Advisors and clients alike are likely leery of fixed income allocations in 2023 owing to the fact that 2022 was one of the worst years on record for broader bond benchmarks.
While some corners of the bond market were better than others last year, some were downright ugly. Interestingly, high-yield corporate bonds, broadly speaking, outpaced diversified fixed income indexes last year. That can be viewed as somewhat surprising when considering Treasury yields spiked and recession speculation increased.
To be sure, there are expectations in place that if an economic contraction materializes in earnest this year, junk bond defaults could rise, albeit modestly. Indeed, headwinds could emerge, but high-yield bonds could be points of consideration this year for income starved, particularly if Treasury yields decline and default rates remain tolerable.
Fallen angel bonds – corporate bonds born with investment-grade ratings and later downgraded to junk – could prove pertinent in this year’s fixed income conversation.
Fallen Angel Advantages
For advisors, the quality and income traits offered by fallen angels are relevant at a time when clients are likely still apprehensive regarding fixed income allocations, particularly those of the high-yield variety. Those apprehensions are warranted, but after an arguably undue drubbing in the first half of this year, there could be lingering opportunity with fallen angels.
Adding to the allure of fallen angels is that after last year’s tumble, there is some value available in the group with data confirming as much.

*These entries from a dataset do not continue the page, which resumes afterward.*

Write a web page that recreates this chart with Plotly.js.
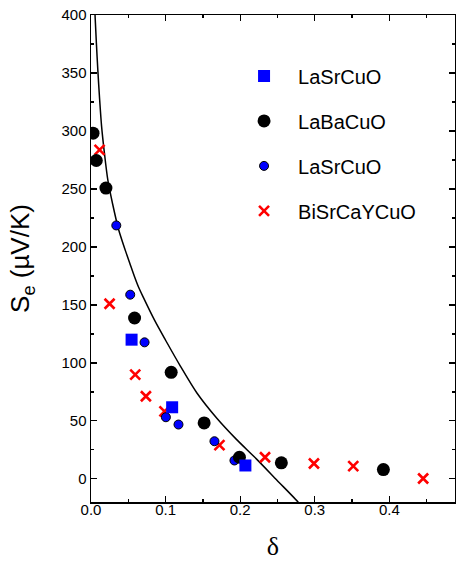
<!DOCTYPE html>
<html>
<head>
<meta charset="utf-8">
<script src="https://cdn.plot.ly/plotly-3.0.1.min.js"></script>
<style>
  html, body { margin: 0; padding: 0; background: #fff; }
  #chart { width: 456px; height: 575px; }
</style>
</head>
<body>
<div id="chart"></div>
<script>
// LaSrCuO (blue squares)
const lsco_sq_x = [0.0544, 0.1088, 0.207];
const lsco_sq_y = [120.0, 61.7, 11.5];

// LaBaCuO (black circles)
const lbco_x = [0.0027, 0.0071, 0.020, 0.0584, 0.1075, 0.1517, 0.199, 0.2552, 0.392];
const lbco_y = [298.1, 274.5, 250.7, 138.7, 91.8, 48.2, 18.6, 13.8, 8.0];

// LaSrCuO (small blue circles)
const lsco_c_x = [0.0339, 0.0526, 0.0718, 0.1004, 0.1173, 0.1655, 0.1923];
const lsco_c_y = [218.5, 158.8, 117.7, 53.1, 46.8, 32.4, 15.8];

// BiSrCaYCuO (red crosses)
const bscy_x = [0.0115, 0.0249, 0.0593, 0.0736, 0.0985, 0.1722, 0.2333, 0.2989, 0.3516, 0.4453];
const bscy_y = [283.7, 151.0, 89.9, 71.2, 58.2, 29.0, 18.6, 13.2, 10.9, 0.3];

// Solid curve
const curve_x = [0.0054, 0.0072, 0.0092, 0.0115, 0.0142, 0.0178, 0.0225, 0.029, 0.037, 0.046, 0.052, 0.058, 0.064, 0.0705, 0.085, 0.100, 0.120, 0.142, 0.169, 0.195, 0.222, 0.249, 0.2775, 0.2795];
const curve_y = [400, 376, 352, 328, 304, 282, 258, 237, 215, 197, 186, 175, 165, 156, 137, 119.5, 97, 74, 52, 34, 17, -1, -20, -22];

const legendNames = ['LaSrCuO', 'LaBaCuO', 'LaSrCuO', 'BiSrCaYCuO'];

const traces = [
  {
    x: curve_x, y: curve_y, type: 'scatter', mode: 'lines',
    line: {color: '#000000', width: 1.5, shape: 'spline', smoothing: 0.8},
    showlegend: false, hoverinfo: 'skip'
  },
  {
    x: bscy_x, y: bscy_y, type: 'scatter', mode: 'markers', name: legendNames[3],
    legendrank: 4, legendgroup: 'g4',
    marker: {symbol: 'x-thin', size: 10, color: '#ff0000', line: {color: '#ff0000', width: 2.6}}
  },
  {
    x: lsco_c_x, y: lsco_c_y, type: 'scatter', mode: 'markers', name: legendNames[2],
    legendrank: 3, legendgroup: 'g3',
    marker: {symbol: 'circle', size: 9, color: '#0000ff', line: {color: '#000000', width: 1}}
  },
  {
    x: lbco_x, y: lbco_y, type: 'scatter', mode: 'markers', name: legendNames[1],
    legendrank: 2, legendgroup: 'g2',
    marker: {symbol: 'circle', size: 13, color: '#000000'}
  },
  {
    x: lsco_sq_x, y: lsco_sq_y, type: 'scatter', mode: 'markers', name: legendNames[0],
    legendrank: 1, legendgroup: 'g1',
    marker: {symbol: 'square', size: 12, color: '#0000ff'}
  }
];

const axisCommon = {
  showline: true, linecolor: '#000', linewidth: 1.5, mirror: 'ticks',
  ticks: 'inside', ticklen: 6, tickwidth: 1.3, tickcolor: '#000',
  showgrid: false, zeroline: false,
  tickfont: {family: 'Liberation Sans, Arial, sans-serif', size: 15, color: '#000'}
};

const layout = {
  width: 456, height: 575,
  margin: {l: 91, r: 1, t: 15, b: 73},
  paper_bgcolor: '#fff', plot_bgcolor: '#fff',
  font: {family: 'Liberation Sans, Arial, sans-serif', color: '#000'},
  showlegend: true,
  legend: {
    x: 0.382, y: 0.915, xanchor: 'left', yanchor: 'top',
    bgcolor: 'rgba(0,0,0,0)', borderwidth: 0,
    font: {family: 'Liberation Sans, Arial, sans-serif', size: 20, color: '#000'},
    traceorder: 'grouped', tracegroupgap: 16, itemwidth: 58
  },
  xaxis: Object.assign({}, axisCommon, {
    range: [0, 0.488], dtick: 0.1, tick0: 0, tickformat: '.1f',
    ticklabelstandoff: -7,
    minor: {dtick: 0.05, ticks: 'inside', ticklen: 3, tickwidth: 1.3, tickcolor: '#000'},
    title: {text: 'δ', font: {family: 'Liberation Serif, DejaVu Serif, serif', size: 26, color: '#000'}, standoff: 20}
  }),
  yaxis: Object.assign({}, axisCommon, {
    range: [-20, 400], dtick: 50, tick0: 0,
    minor: {dtick: 25, ticks: 'inside', ticklen: 3, tickwidth: 1.3, tickcolor: '#000'},
    title: {text: 'S<sub>e</sub> (µV/K)', font: {family: 'Liberation Sans, Arial, sans-serif', size: 26, color: '#000'}, standoff: 24}
  })
};

Plotly.newPlot('chart', traces, layout, {displayModeBar: false, staticPlot: true});
</script>
</body>
</html>
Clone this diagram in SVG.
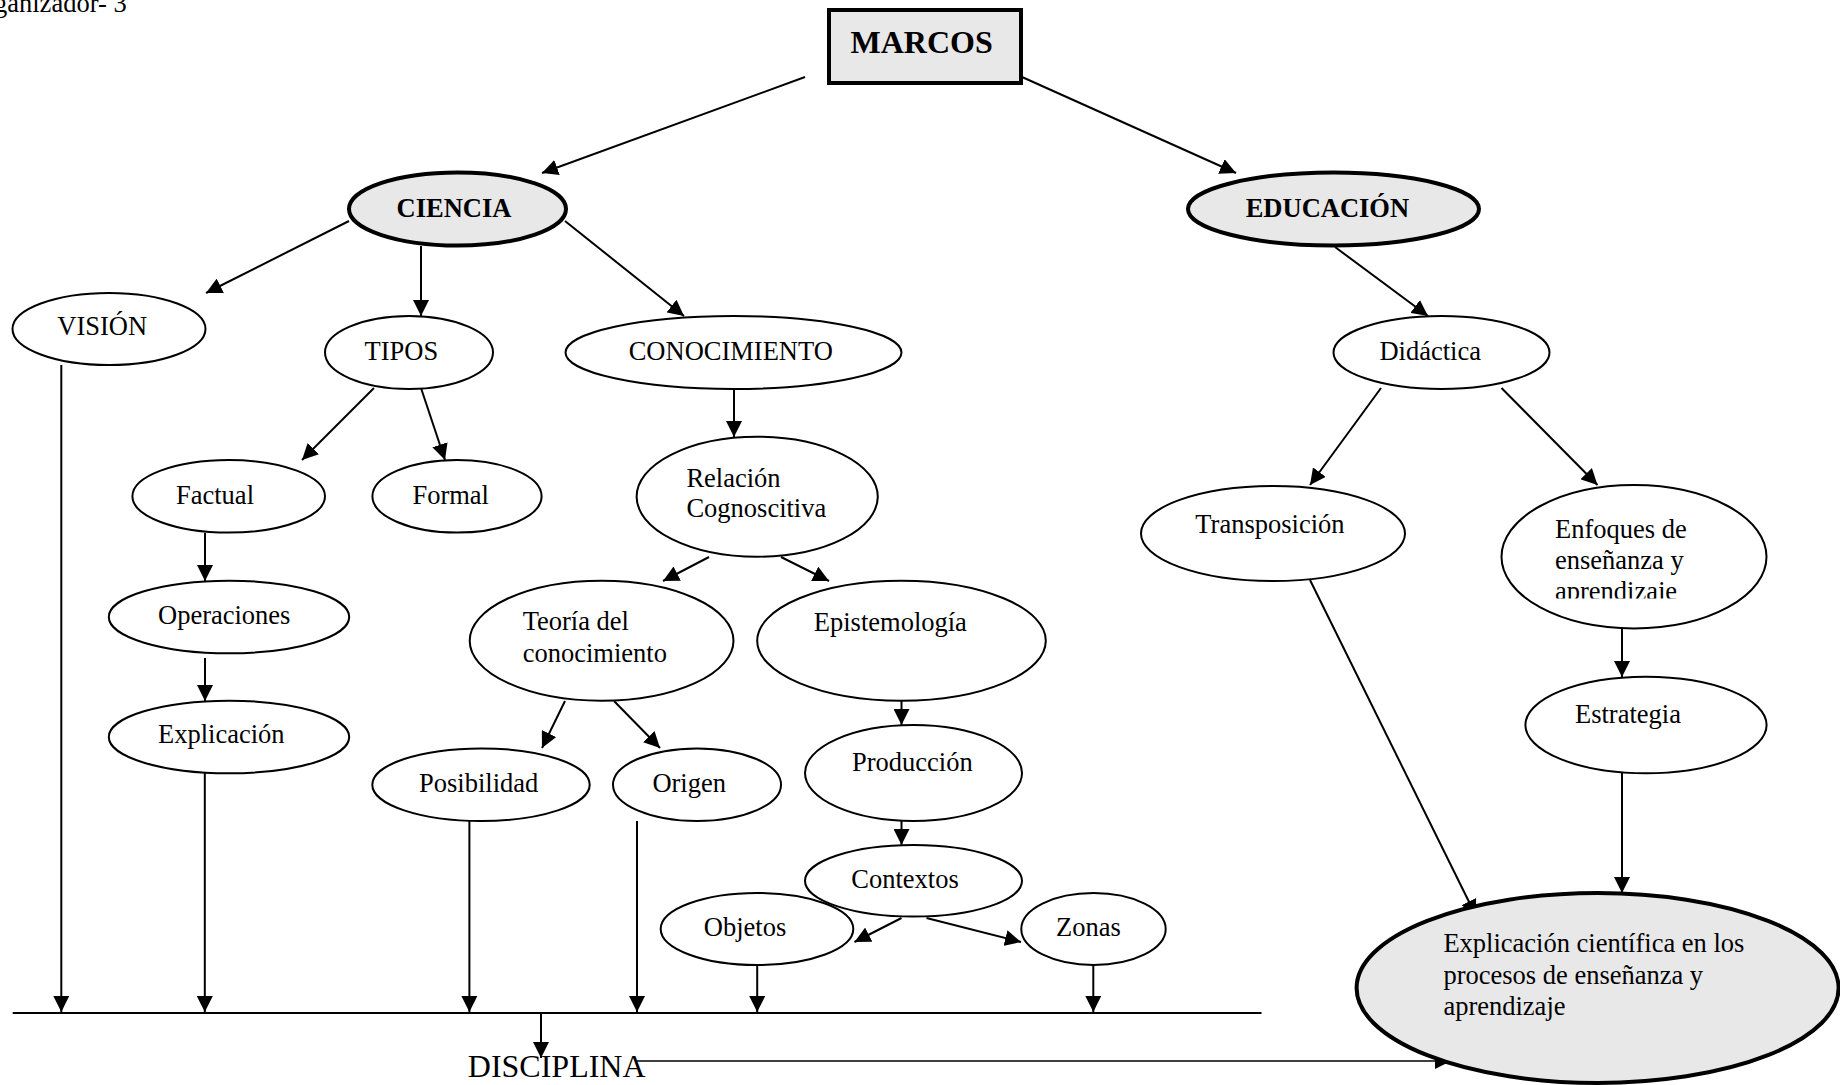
<svg xmlns="http://www.w3.org/2000/svg" width="1840" height="1085" viewBox="0 0 1840 1085">
<defs>
<marker id="ah" markerUnits="userSpaceOnUse" markerWidth="16" markerHeight="16" refX="16" refY="8" orient="auto">
<path d="M0,0 L16,8 L0,16 Z" fill="#000"/>
</marker>
<clipPath id="clipEnf"><rect x="1500" y="480" width="280" height="118.5"/></clipPath>
<style>
.n{fill:#fff;stroke:#000;stroke-width:2}
.o{fill:none;stroke:#000;stroke-width:2}
.h{fill:#e8e8e8;stroke:#000;stroke-width:4}
.t{font-family:"Liberation Serif","Times New Roman",serif;font-size:26.5px;fill:#000}
.b{font-weight:bold}
.c{stroke:#000;stroke-width:2;fill:none;marker-end:url(#ah)}
.l{stroke:#000;stroke-width:2;fill:none}
</style>
</defs>
<rect width="1840" height="1085" fill="#fff"/>
<text class="t" x="-6" y="12">ganizador- 3</text>

<g id="connectors">
<line class="c" x1="805" y1="77" x2="542" y2="173"/>
<line class="c" x1="1022" y1="77" x2="1236" y2="173"/>
<line class="c" x1="349" y1="221" x2="206" y2="293"/>
<line class="c" x1="421" y1="246" x2="421" y2="316"/>
<line class="c" x1="565" y1="221" x2="684" y2="316"/>
<line class="c" x1="1335" y1="247" x2="1428" y2="316"/>
<line class="c" x1="374" y1="388" x2="302" y2="460"/>
<line class="c" x1="421" y1="388" x2="445" y2="460"/>
<line class="c" x1="734" y1="388" x2="734" y2="437"/>
<line class="c" x1="205" y1="533" x2="205" y2="581"/>
<line class="c" x1="205" y1="658" x2="205" y2="701"/>
<line class="c" x1="709" y1="557" x2="663" y2="581"/>
<line class="c" x1="781" y1="557" x2="829" y2="581"/>
<line class="c" x1="565" y1="701" x2="542" y2="748"/>
<line class="c" x1="614" y1="701" x2="660" y2="748"/>
<line class="c" x1="901.5" y1="701" x2="901.5" y2="725"/>
<line class="c" x1="901.5" y1="821" x2="901.5" y2="845"/>
<line class="c" x1="901.5" y1="918" x2="854.5" y2="942"/>
<line class="c" x1="926.5" y1="918" x2="1021" y2="942"/>
<line class="c" x1="1381" y1="388" x2="1310" y2="485"/>
<line class="c" x1="1501.5" y1="388" x2="1597.5" y2="485"/>
<line class="c" x1="1622" y1="628" x2="1622" y2="677"/>
<line class="c" x1="1310" y1="580" x2="1476" y2="916"/>
<line class="c" x1="1622" y1="773" x2="1622" y2="893"/>
<line class="l" x1="12.7" y1="1013" x2="1261.5" y2="1013"/>
<line class="c" x1="61.3" y1="365" x2="61.3" y2="1012"/>
<line class="c" x1="204.8" y1="773" x2="204.8" y2="1012"/>
<line class="c" x1="469.4" y1="821" x2="469.4" y2="1012"/>
<line class="c" x1="637" y1="821" x2="637" y2="1012"/>
<line class="c" x1="757.2" y1="965" x2="757.2" y2="1012"/>
<line class="c" x1="1093.3" y1="965" x2="1093.3" y2="1012"/>
<line class="c" x1="541" y1="1013" x2="541" y2="1058"/>
<line class="c" x1="637" y1="1061" x2="1451" y2="1061" style="stroke-width:1.6"/>
</g>

<g id="marcos"><rect class="h" x="829" y="10" width="192" height="73"/><text class="t b" x="850.5" y="53" style="font-size:32px">MARCOS</text></g>
<g id="ciencia"><ellipse class="h" cx="457.5" cy="209" rx="108.5" ry="36.5"/><text class="t b" x="396.6" y="217.3">CIENCIA</text></g>
<g id="educacion"><ellipse class="h" cx="1333.5" cy="209" rx="145.5" ry="36.5"/><text class="t b" x="1245.7" y="217.3">EDUCACIÓN</text></g>
<g id="vision"><ellipse class="n" cx="109" cy="329" rx="96.5" ry="36"/><text class="t" x="57.3" y="335">VISIÓN</text></g>
<g id="tipos"><ellipse class="n" cx="409" cy="352.5" rx="84" ry="36.5"/><text class="t" x="364.6" y="360">TIPOS</text></g>
<g id="conocimiento"><ellipse class="n" cx="733.5" cy="352.5" rx="168" ry="36.5"/><text class="t" x="628.7" y="360">CONOCIMIENTO</text></g>
<g id="didactica"><ellipse class="n" cx="1441.5" cy="352.5" rx="108" ry="36.5"/><text class="t" x="1379.4" y="360">Didáctica</text></g>
<g id="factual"><ellipse class="n" cx="228.7" cy="496.3" rx="96.3" ry="36.3"/><text class="t" x="176" y="504">Factual</text></g>
<g id="formal"><ellipse class="n" cx="457" cy="496.3" rx="84.6" ry="36.3"/><text class="t" x="412.4" y="504">Formal</text></g>
<g id="relacion"><ellipse class="n" cx="757.2" cy="496.7" rx="120.6" ry="60"/><text class="t" x="686.4" y="486.7">Relación</text><text class="t" x="686.4" y="517.3">Cognoscitiva</text></g>
<g id="transposicion"><ellipse class="n" cx="1273" cy="533.5" rx="132" ry="47.5"/><text class="t" x="1195.3" y="532.7">Transposición</text></g>
<g id="enfoques"><ellipse class="n" cx="1634" cy="556.7" rx="132.5" ry="71.7"/><text class="t" x="1555" y="538.3">Enfoques de</text><text class="t" x="1555" y="569.3">enseñanza y</text><text class="t" x="1555" y="600" clip-path="url(#clipEnf)">aprendizaje</text></g>
<g id="operaciones"><ellipse class="n" cx="229" cy="617" rx="120.2" ry="36.3"/><text class="t" x="158" y="624.3">Operaciones</text></g>
<g id="teoria"><ellipse class="n" cx="601.6" cy="640.7" rx="131.9" ry="60"/><text class="t" x="522.7" y="630">Teoría del</text><text class="t" x="522.7" y="661.7">conocimiento</text></g>
<g id="epistemologia"><ellipse class="n" cx="901.5" cy="640.7" rx="144.3" ry="60"/><text class="t" x="813.8" y="630.7">Epistemología</text></g>
<g id="estrategia"><ellipse class="n" cx="1646" cy="725" rx="120.6" ry="48.3"/><text class="t" x="1575" y="723.3">Estrategia</text></g>
<g id="explicacion"><ellipse class="n" cx="229" cy="737" rx="120.2" ry="36.3"/><text class="t" x="158" y="743.3">Explicación</text></g>
<g id="produccion"><ellipse class="n" cx="913.5" cy="773" rx="108.5" ry="48"/><text class="t" x="852" y="771">Producción</text></g>
<g id="posibilidad"><ellipse class="n" cx="481" cy="784.7" rx="108.7" ry="36.3"/><text class="t" x="419" y="791.7">Posibilidad</text></g>
<g id="origen"><ellipse class="n" cx="697" cy="784.7" rx="84" ry="36.3"/><text class="t" x="652.4" y="791.7">Origen</text></g>
<g id="contextos"><ellipse class="o" cx="913.5" cy="880.8" rx="108.5" ry="35.8"/><text class="t" x="851.3" y="888.3">Contextos</text></g>
<g id="objetos"><ellipse class="o" cx="757" cy="929" rx="96.3" ry="36"/><text class="t" x="703.8" y="935.7">Objetos</text></g>
<g id="zonas"><ellipse class="o" cx="1093.5" cy="929" rx="72.2" ry="36"/><text class="t" x="1056" y="935.7">Zonas</text></g>
<g id="explicacion-cientifica"><ellipse class="h" cx="1597.6" cy="988" rx="241" ry="95"/><text class="t" x="1443.4" y="952">Explicación científica en los</text><text class="t" x="1443.4" y="984">procesos de enseñanza y</text><text class="t" x="1443.4" y="1015">aprendizaje</text></g>
<g id="disciplina"><text class="t" x="467.8" y="1077" style="font-size:32px">DISCIPLINA</text></g>
</svg>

“The yield to worst for fallen angels (7.49%) is now above the historical average (7.06%), providing a level where adding exposure may be attractive for investors as the higher level of carry offers a significant cushion for returns in a range of potential rate/spread scenarios (including upgrades/downgrades) going forward,” according to VanEck.
To be sure, credit spreads remain wide and could widen further as bond market participants price in a recession. In favor of fallen angels, issuer fundamentals are sound and spreads continue hovering around 2020 levels. Speaking of spreads, if they blow out on investment-grade corporates, that could be supportive of fallen angels.
“Wider spread environments with weakening fundamentals would most likely lead to an increase in fallen angel volume, which has driven outperformance of fallen angels versus broad high yield historically,” adds VanEck. “The ability to earn a high level of carry, and the higher overall credit quality of fallen angels, may make fallen angels an attractive place for high yield investors to wait for a turn in the credit cycle.”
Fallen Angels Could Be Interesting in 2023
Fallen angels stumbled last year, but a sequel is unlikely this year as sector risk diminishes and if Treasury yields decline.
“The corporate fundamental backdrop may become more challenged, translating into sector dispersion and potentially some defaults, with the expected high yield default rate increasing to 2-3% by December of 2023. Upgrades may continue their momentum in 2023 and some issuers (Occidental Petroleum, Ford, etc.) are on a good deleveraging path and will most likely see their credit ratings improve,” concludes VanEck.
Treasury yields are integral in the fallen angel equation because these bonds are usually longer duration than standard junk debt. That’s the trade-off for higher quality and strong long-term return potential.